In a report first published by Jessica Klein, and since confirmed by Apple, Apple in recent months acquired a wireless chip development company with known expertise in low-power communications.
The company in recent months purchased Silicon Valley-based wireless chip developer, Passif Semiconductor, according to people briefed on the deal. Passif develops communication chips that use very little power. Its technology, which includes a radio that works with a low-energy version of Bluetooth called Bluetooth LE, is promising for health-monitoring and fitness devices that need extra-long battery life.
Interestingly enough, the report notes that Apple had been interested in acquiring Passif for some time, even making a bid in the tens of millions of dollars for the company a few years ago. As Klein relays, it stands to reason that the settled upon acquisition price is much higher.
So why is Apple interested in low-power communications?

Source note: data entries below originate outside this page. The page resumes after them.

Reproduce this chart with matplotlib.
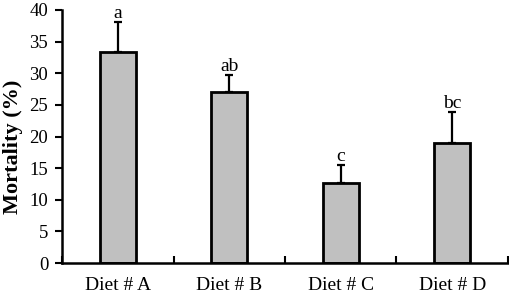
import matplotlib

matplotlib.use("Agg")
import matplotlib.pyplot as plt
import numpy as np

# データ
diets = ["Diet # A", "Diet # B", "Diet # C", "Diet # D"]
mortality = [33.3, 27.0, 12.7, 19.0]
mortality_err = [4.8, 2.8, 2.8, 4.9]
letters = ["a", "ab", "c", "bc"]

plt.rcParams["font.family"] = ["Liberation Serif", "DejaVu Serif"]

fig = plt.figure(figsize=(5.1, 2.94), dpi=100)
ax = fig.add_axes([0.1216, 0.1054, 0.8744, 0.8606])

x = np.arange(len(diets))
ax.bar(
    x,
    mortality,
    width=0.32,
    color="#c0c0c0",
    edgecolor="black",
    linewidth=2,
    zorder=2,
)
ax.errorbar(
    x,
    mortality,
    yerr=[np.zeros(len(x)), mortality_err],
    fmt="none",
    ecolor="black",
    elinewidth=1.6,
    capsize=2.9,
    capthick=1.6,
    zorder=1,
)

for xi, m, e, lab in zip(x, mortality, mortality_err, letters):
    ax.annotate(
        lab,
        (xi, m + e),
        xytext=(0, 0),
        textcoords="offset points",
        ha="center",
        va="bottom",
        fontsize=14,
    )

ax.set_xlim(-0.5, 3.5)
ax.set_ylim(0, 40)
ax.set_yticks(range(0, 41, 5))
ax.set_xticks(x)
ax.set_xticklabels(diets)
ax.set_xticks(np.arange(-0.5, 3.6, 1.0), minor=True)

ax.tick_params(axis="y", direction="out", length=5, width=1.5, labelsize=13.5, pad=5)
ax.tick_params(axis="x", which="major", length=0, labelsize=14, pad=10)
ax.tick_params(axis="x", which="minor", direction="in", length=5, width=1.5)

for side in ["top", "right"]:
    ax.spines[side].set_visible(False)
for side in ["left", "bottom"]:
    ax.spines[side].set_linewidth(1.8)

# 縦軸ラベル
fig.text(
    13.5 / 510,
    1 - 147 / 294,
    "Mortality (%)",
    rotation=90,
    ha="center",
    va="center",
    fontsize=16,
    fontweight="bold",
)

fig.savefig("out.png", dpi=100)
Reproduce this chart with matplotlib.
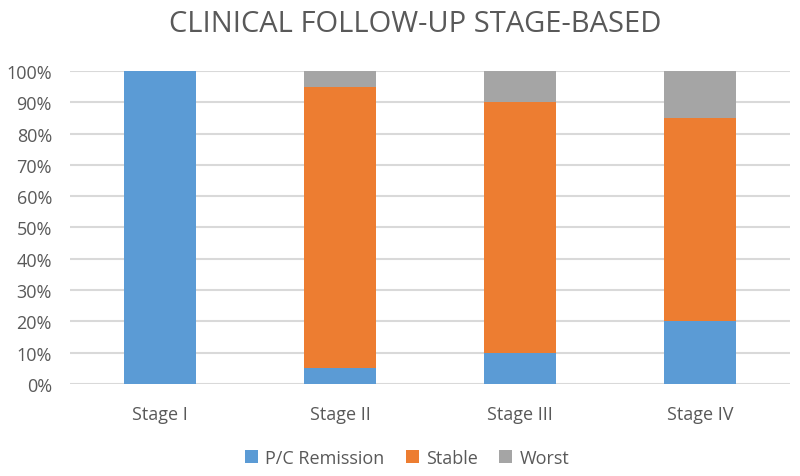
import matplotlib.pyplot as plt
import numpy as np
from matplotlib.ticker import PercentFormatter

plt.rcParams['font.family'] = ['Open Sans', 'DejaVu Sans']

stages = ["Stage I", "Stage II", "Stage III", "Stage IV"]
remission = [100, 5, 10, 20]
stable = [0, 90, 80, 65]
worst = [0, 5, 10, 15]

fig = plt.figure(figsize=(8, 4.77), dpi=100)
ax = fig.add_axes([0.0875, 0.193, 0.9, 0.656])

x = np.arange(len(stages))
w = 0.4
ax.bar(x, remission, w, color='#5b9bd5', label='P/C Remission', zorder=3)
ax.bar(x, stable, w, bottom=remission, color='#ed7d31', label='Stable', zorder=3)
bottom2 = np.array(remission) + np.array(stable)
ax.bar(x, worst, w, bottom=bottom2, color='#a5a5a5', label='Worst', zorder=3)

ax.set_xlim(-0.5, 3.5)
ax.set_ylim(0, 100)
ax.set_yticks(range(0, 101, 10))
ax.yaxis.set_major_formatter(PercentFormatter(decimals=0))
ax.set_xticks(x)
ax.set_xticklabels(stages)
ax.grid(axis='y', color='#d9d9d9', linewidth=1.5, zorder=0)
for s in ['top', 'right', 'left', 'bottom']:
    ax.spines[s].set_visible(False)
ax.tick_params(length=0, labelsize=13, colors='#595959')
ax.tick_params(axis='y', pad=13)
ax.tick_params(axis='x', pad=15)

fig.suptitle("CLINICAL FOLLOW-UP STAGE-BASED", x=0.519, y=0.978, fontsize=21, color='#595959')
fig.legend(loc='lower center', ncol=3, frameon=False, fontsize=13,
           labelcolor='#595959', handlelength=0.7, handleheight=0.7,
           handletextpad=0.4, columnspacing=1.2, bbox_to_anchor=(0.509, -0.015))

fig.savefig('out.png', dpi=100)
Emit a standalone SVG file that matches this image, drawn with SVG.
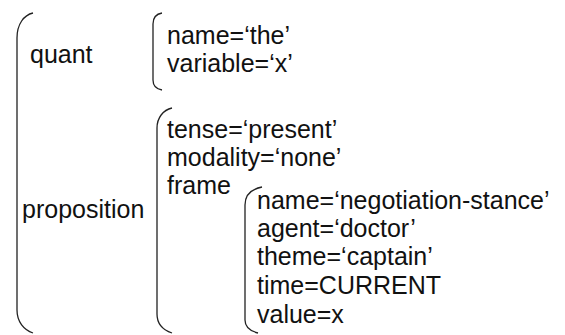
<svg xmlns="http://www.w3.org/2000/svg" width="565" height="335" viewBox="0 0 565 335">
<style>
text{font-family:"Liberation Sans",Arial,sans-serif;font-size:25px;fill:#111}
.br{fill:none;stroke:#222;stroke-width:1.3}
</style>
<rect width="565" height="335" fill="#fff"/>
<g id="connectors">
<path id="outer-bracket" class="br" d="M33,13 C24,15 17,24 17,38 L17,310 C17,322 24,330 33,333"/>
<path id="quant-bracket" class="br" d="M162,13 C156,14 153,18 153,24 L153,80 C153,86 156,89 162,90"/>
<path id="prop-bracket" class="br" d="M172,108 C163,110 157,118 157,128 L157,314 C157,324 163,330 172,333"/>
<path id="frame-bracket" class="br" d="M262,187 C252,189 245,195 245,205 L245,320 C245,327 250,331 258,333"/>
</g>
<g id="quant"><text x="30" y="63">quant</text></g>
<g id="proposition"><text x="22" y="218">proposition</text></g>
<g id="quant-features">
<text x="167" y="44">name=‘the’</text>
<text x="167" y="72">variable=‘x’</text>
</g>
<g id="prop-features">
<text x="167" y="138">tense=‘present’</text>
<text x="167" y="166">modality=‘none’</text>
<text x="167" y="194">frame</text>
</g>
<g id="frame-features">
<text x="257" y="209">name=‘negotiation-stance’</text>
<text x="257" y="237">agent=‘doctor’</text>
<text x="257" y="265">theme=‘captain’</text>
<text x="257" y="294">time=CURRENT</text>
<text x="257" y="323">value=x</text>
</g>
</svg>
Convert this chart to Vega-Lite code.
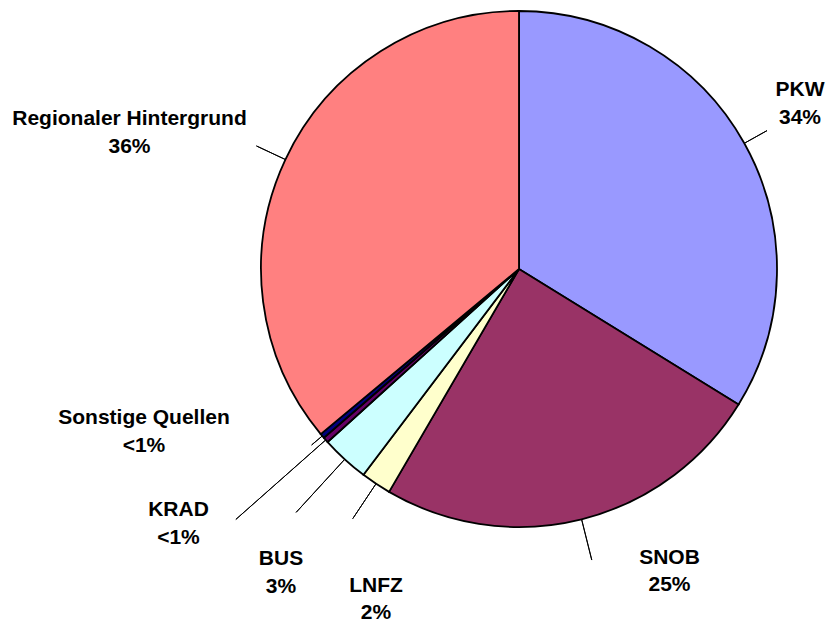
{
  "$schema": "https://vega.github.io/schema/vega-lite/v6.json",
  "width": 516,
  "height": 516,
  "autosize": "none",
  "padding": {"left": 261, "top": 11, "right": 52, "bottom": 95},
  "background": "white",
  "config": {"view": {"stroke": null}},
  "data": {
    "values": [
      {"idx": 1, "name": "PKW", "value": 33.8, "label": "PKW\n34%"},
      {"idx": 2, "name": "SNOB", "value": 24.6, "label": "SNOB\n25%"},
      {"idx": 3, "name": "LNFZ", "value": 1.9, "label": "LNFZ\n2%"},
      {"idx": 4, "name": "BUS", "value": 3.0, "label": "BUS\n3%"},
      {"idx": 5, "name": "KRAD", "value": 0.35, "label": "KRAD\n<1%"},
      {"idx": 6, "name": "Sonstige Quellen", "value": 0.3, "label": "Sonstige Quellen\n<1%"},
      {"idx": 7, "name": "Regionaler Hintergrund", "value": 36.05, "label": "Regionaler Hintergrund\n36%"}
    ]
  },
  "transform": [
    {"stack": "value", "groupby": [], "sort": [{"field": "idx", "order": "ascending"}], "as": ["start", "end"]}
  ],
  "layer": [
    {
      "mark": {"type": "arc", "stroke": "black", "strokeWidth": 1.8},
      "encoding": {
        "theta": {"field": "start", "type": "quantitative", "stack": null, "scale": {"domain": [0, 100]}},
        "theta2": {"field": "end"},
        "color": {
          "field": "name", "type": "nominal", "legend": null,
          "scale": {
            "domain": ["PKW", "SNOB", "LNFZ", "BUS", "KRAD", "Sonstige Quellen", "Regionaler Hintergrund"],
            "range": ["#9999FF", "#993366", "#FFFFCC", "#CCFFFF", "#660066", "#000080", "#FF8080"]
          }
        }
      }
    },
    {"transform": [{"filter": "datum.name === 'PKW'"}], "mark": {"type": "arc", "padAngle": 3, "radius": 284, "radius2": 258, "stroke": "black", "strokeWidth": 1, "fillOpacity": 0}, "encoding": {"theta": {"field": "start", "type": "quantitative", "stack": null}, "theta2": {"field": "end"}}},
    {"transform": [{"filter": "datum.name === 'SNOB'"}], "mark": {"type": "arc", "padAngle": 3, "radius": 300, "radius2": 258, "stroke": "black", "strokeWidth": 1, "fillOpacity": 0}, "encoding": {"theta": {"field": "start", "type": "quantitative", "stack": null}, "theta2": {"field": "end"}}},
    {"transform": [{"filter": "datum.name === 'LNFZ'"}], "mark": {"type": "arc", "padAngle": 3, "radius": 300, "radius2": 258, "stroke": "black", "strokeWidth": 1, "fillOpacity": 0}, "encoding": {"theta": {"field": "start", "type": "quantitative", "stack": null}, "theta2": {"field": "end"}}},
    {"transform": [{"filter": "datum.name === 'BUS'"}], "mark": {"type": "arc", "padAngle": 3, "radius": 330, "radius2": 258, "stroke": "black", "strokeWidth": 1, "fillOpacity": 0}, "encoding": {"theta": {"field": "start", "type": "quantitative", "stack": null}, "theta2": {"field": "end"}}},
    {"transform": [{"filter": "datum.name === 'KRAD'"}], "mark": {"type": "arc", "padAngle": 3, "radius": 378, "radius2": 258, "stroke": "black", "strokeWidth": 1, "fillOpacity": 0}, "encoding": {"theta": {"field": "start", "type": "quantitative", "stack": null}, "theta2": {"field": "end"}}},
    {"transform": [{"filter": "datum.name === 'Sonstige Quellen'"}], "mark": {"type": "arc", "padAngle": 3, "radius": 272, "radius2": 258, "stroke": "black", "strokeWidth": 1, "fillOpacity": 0}, "encoding": {"theta": {"field": "start", "type": "quantitative", "stack": null}, "theta2": {"field": "end"}}},
    {"transform": [{"filter": "datum.name === 'Regionaler Hintergrund'"}], "mark": {"type": "arc", "padAngle": 3, "radius": 290, "radius2": 258, "stroke": "black", "strokeWidth": 1, "fillOpacity": 0}, "encoding": {"theta": {"field": "start", "type": "quantitative", "stack": null}, "theta2": {"field": "end"}}},
    {"transform": [{"filter": "datum.name === 'PKW'"}], "mark": {"type": "text", "radius": 332.9, "thetaOffset": 1.0048, "font": "Liberation Sans", "fontWeight": "bold", "fontSize": 21, "lineBreak": "\n", "lineHeight": 27.5, "align": "center", "baseline": "middle", "color": "black"}, "encoding": {"theta": {"field": "start", "type": "quantitative", "stack": null}, "text": {"field": "label"}}},
    {"transform": [{"filter": "datum.name === 'SNOB'"}], "mark": {"type": "text", "radius": 325.8, "thetaOffset": 0.5377, "font": "Liberation Sans", "fontWeight": "bold", "fontSize": 21, "lineBreak": "\n", "lineHeight": 27.5, "align": "center", "baseline": "middle", "color": "black"}, "encoding": {"theta": {"field": "start", "type": "quantitative", "stack": null}, "text": {"field": "label"}}},
    {"transform": [{"filter": "datum.name === 'LNFZ'"}], "mark": {"type": "text", "radius": 347.6, "thetaOffset": -0.1038, "font": "Liberation Sans", "fontWeight": "bold", "fontSize": 21, "lineBreak": "\n", "lineHeight": 27.5, "align": "center", "baseline": "middle", "color": "black"}, "encoding": {"theta": {"field": "start", "type": "quantitative", "stack": null}, "text": {"field": "label"}}},
    {"transform": [{"filter": "datum.name === 'BUS'"}], "mark": {"type": "text", "radius": 375.3, "thetaOffset": 0.0398, "font": "Liberation Sans", "fontWeight": "bold", "fontSize": 21, "lineBreak": "\n", "lineHeight": 27.5, "align": "center", "baseline": "middle", "color": "black"}, "encoding": {"theta": {"field": "start", "type": "quantitative", "stack": null}, "text": {"field": "label"}}},
    {"transform": [{"filter": "datum.name === 'KRAD'"}], "mark": {"type": "text", "radius": 417.3, "thetaOffset": 0.1189, "font": "Liberation Sans", "fontWeight": "bold", "fontSize": 21, "lineBreak": "\n", "lineHeight": 27.5, "align": "center", "baseline": "middle", "color": "black"}, "encoding": {"theta": {"field": "start", "type": "quantitative", "stack": null}, "text": {"field": "label"}}},
    {"transform": [{"filter": "datum.name === 'Sonstige Quellen'"}], "mark": {"type": "text", "radius": 403.7, "thetaOffset": 0.3339, "font": "Liberation Sans", "fontWeight": "bold", "fontSize": 21, "lineBreak": "\n", "lineHeight": 27.5, "align": "center", "baseline": "middle", "color": "black"}, "encoding": {"theta": {"field": "start", "type": "quantitative", "stack": null}, "text": {"field": "label"}}},
    {"transform": [{"filter": "datum.name === 'Regionaler Hintergrund'"}], "mark": {"type": "text", "radius": 417.3, "thetaOffset": 1.0615, "font": "Liberation Sans", "fontWeight": "bold", "fontSize": 21, "lineBreak": "\n", "lineHeight": 27.5, "align": "center", "baseline": "middle", "color": "black"}, "encoding": {"theta": {"field": "start", "type": "quantitative", "stack": null}, "text": {"field": "label"}}}
  ]
}
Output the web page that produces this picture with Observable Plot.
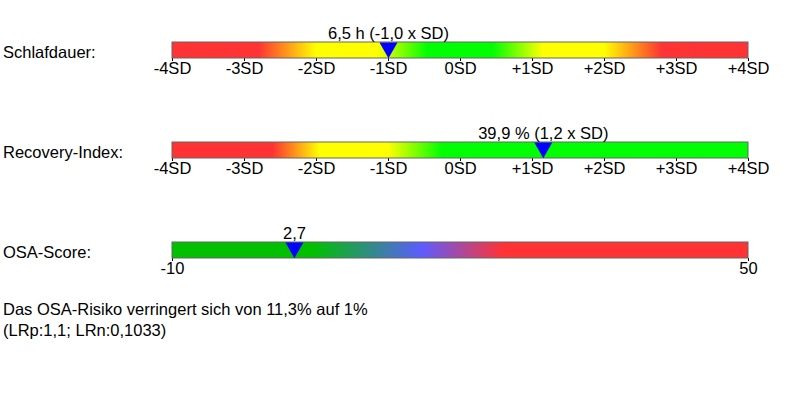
<!DOCTYPE html>
<html>
<head>
<meta charset="utf-8">
<script src="https://cdn.jsdelivr.net/npm/d3@7"></script>
<script src="https://cdn.jsdelivr.net/npm/@observablehq/plot@0.6"></script>
<style>
  html, body { margin: 0; padding: 0; background: #fff; }
  #chart { position: relative; width: 800px; height: 400px; font-family: "Liberation Sans", Arial, sans-serif; font-size: 16.5px; color: #000; }
  .row { position: absolute; left: 0; }
  .lbl { position: absolute; left: 3px; line-height: 16px; white-space: nowrap; }
  .note { position: absolute; left: 3px; top: 299px; line-height: 21px; white-space: nowrap; }
</style>
</head>
<body>
<div id="chart"></div>
<script>
// ---- data ----
const rowLabels = ["Schlafdauer:", "Recovery-Index:", "OSA-Score:"];

const sdTicks = [-4, -3, -2, -1, 0, 1, 2, 3, 4];
const sdDomain = [-4, 4];

const sleepValue = -1.0;
const sleepLabel = "6,5 h (-1,0 x SD)";
const sleepStops = [-4, -2.8, -2.0, -1.15, -0.45, 0.45, 1.15, 2.0, 2.8, 4];
const sleepColors = ["#ff3333", "#ff3333", "#ffff00", "#ffff00", "#00ff00", "#00ff00", "#ffff00", "#ffff00", "#ff3333", "#ff3333"];

const recoveryValue = 1.15;
const recoveryLabel = "39,9 % (1,2 x SD)";
const recoveryStops = [-4, -2.6, -1.95, -1.0, -0.25, 4];
const recoveryColors = ["#ff3333", "#ff3333", "#ffff00", "#ffff00", "#00ff00", "#00ff00"];

const osaDomain = [-10, 50];
const osaTicks = [-10, 50];
const osaValue = 2.7;
const osaLabel = "2,7";
const osaStops = [-10, 4.7, 16, 24.5, 50];
const osaColors = ["#00c000", "#00c000", "#5c5cff", "#ff3333", "#ff3333"];

const noteLines = ["Das OSA-Risiko verringert sich von 11,3% auf 1%", "(LRp:1,1; LRn:0,1033)"];

// ---- drawing ----
const sdFormat = d => d === 0 ? "0SD" : d > 0 ? `+${d}SD` : `${d}SD`;

// downward triangle whose base sits on the anchor point
const triangleDown = {
  draw(context, size) {
    const w = Math.sqrt(size * 4 / Math.sqrt(3));
    const h = w * Math.sqrt(3) / 2;
    context.moveTo(0, h);
    context.lineTo(-w / 2, 0);
    context.lineTo(w / 2, 0);
    context.closePath();
  }
};

function gauge({id, domain, ticks, tickFormat, stops, colors, value, label}) {
  const svg = Plot.plot({
    width: 800,
    height: 80,
    marginLeft: 172,
    marginRight: 52,
    marginTop: 42,
    marginBottom: 22,
    style: {fontFamily: '"Liberation Sans", Arial, sans-serif', fontSize: "16.5px", background: "transparent", overflow: "visible", color: "#000"},
    x: {domain, ticks, tickFormat, tickSize: 3, tickPadding: 1, label: null},
    y: {domain: [0, 1], axis: null},
    marks: [
      Plot.rect([{lo: domain[0], hi: domain[1]}], {x1: d => d.lo, x2: d => d.hi, y1: 0, y2: 1, fill: `url(#${id})`, stroke: "#666666", strokeWidth: 1}),
      Plot.dot([value], {x: d => d, y: 1, symbol: triangleDown, r: 6.7, fill: "#0000ff", stroke: "none"}),
      Plot.text([label], {x: () => value, y: 1, text: d => d, textAnchor: "middle", lineAnchor: "bottom", dy: -4, fill: "#000", fontSize: 16.5})
    ]
  });
  const xs = svg.scale("x");
  const g = d3.select(svg).insert("defs", ":first-child")
    .append("linearGradient")
    .attr("id", id)
    .attr("gradientUnits", "userSpaceOnUse")
    .attr("x1", xs.apply(domain[0])).attr("x2", xs.apply(domain[1]))
    .attr("y1", 0).attr("y2", 0);
  stops.forEach((s, i) => {
    g.append("stop")
      .attr("offset", (s - domain[0]) / (domain[1] - domain[0]))
      .attr("stop-color", colors[i]);
  });
  return svg;
}

const chart = document.getElementById("chart");
const rows = [
  gauge({id: "gSleep", domain: sdDomain, ticks: sdTicks, tickFormat: sdFormat, stops: sleepStops, colors: sleepColors, value: sleepValue, label: sleepLabel}),
  gauge({id: "gRecovery", domain: sdDomain, ticks: sdTicks, tickFormat: sdFormat, stops: recoveryStops, colors: recoveryColors, value: recoveryValue, label: recoveryLabel}),
  gauge({id: "gOsa", domain: osaDomain, ticks: osaTicks, tickFormat: d => `${d}`, stops: osaStops, colors: osaColors, value: osaValue, label: osaLabel})
];
rows.forEach((svg, i) => {
  const wrap = document.createElement("div");
  wrap.className = "row";
  wrap.style.top = `${i * 100}px`;
  wrap.appendChild(svg);
  chart.appendChild(wrap);
  const lab = document.createElement("div");
  lab.className = "lbl";
  lab.style.top = `${44 + i * 100}px`;
  lab.textContent = rowLabels[i];
  chart.appendChild(lab);
});
const note = document.createElement("div");
note.className = "note";
note.innerHTML = noteLines.map(t => `<div>${t}</div>`).join("");
chart.appendChild(note);
</script>
</body>
</html>
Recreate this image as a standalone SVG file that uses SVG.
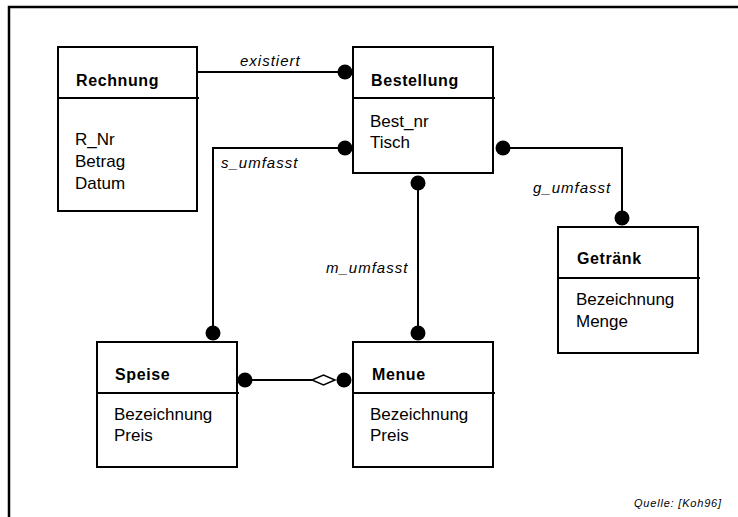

Well, with all of the rumors circling around Apple's plans to potentially release an iWatch in 2014, things start to make a lot of sense. Recall that The Verge back in March reported that Apple was struggling to get enough battery life out of iWatch prototypes running on iOS.
The goal is to last at least 4-5 days between charges, but the current watch prototypes are apparently only going for a couple days max. We're also told Apple has some work to do with iOS on the iPhone, which currently has several hooks for supporting a watch-like device but lacks the appropriate interface or settings to make it work properly.
Apple in recent months has trademarked the 'iWatch' name in a number of countries and reportedly has upwards of 100 employees from varying internal departments working on the project. What's more, Apple CEO Tim Cook has hinted that wearable technology is an area of immense interest.
Lastly, also keep in mind a recent report from The Financial Times which relayed that Apple, in an effort to speed along development, was aggressively hiring new employees for the project.
The company has begun hiring “aggressively” for the project in recent weeks, say people familiar with Apple’s plans for the wearable device, a move that shows it has stepped up development but which raises questions over the ability of its own engineers to develop wearable technology.
As Apple moves from iPods, iPhones and iPads into an entirely new category of product, it is looking beyond its existing staff in Cupertino for the talent required to build it – an indication that the endeavour involves “hard engineering problems that they’ve not been able to solve,” according to one source.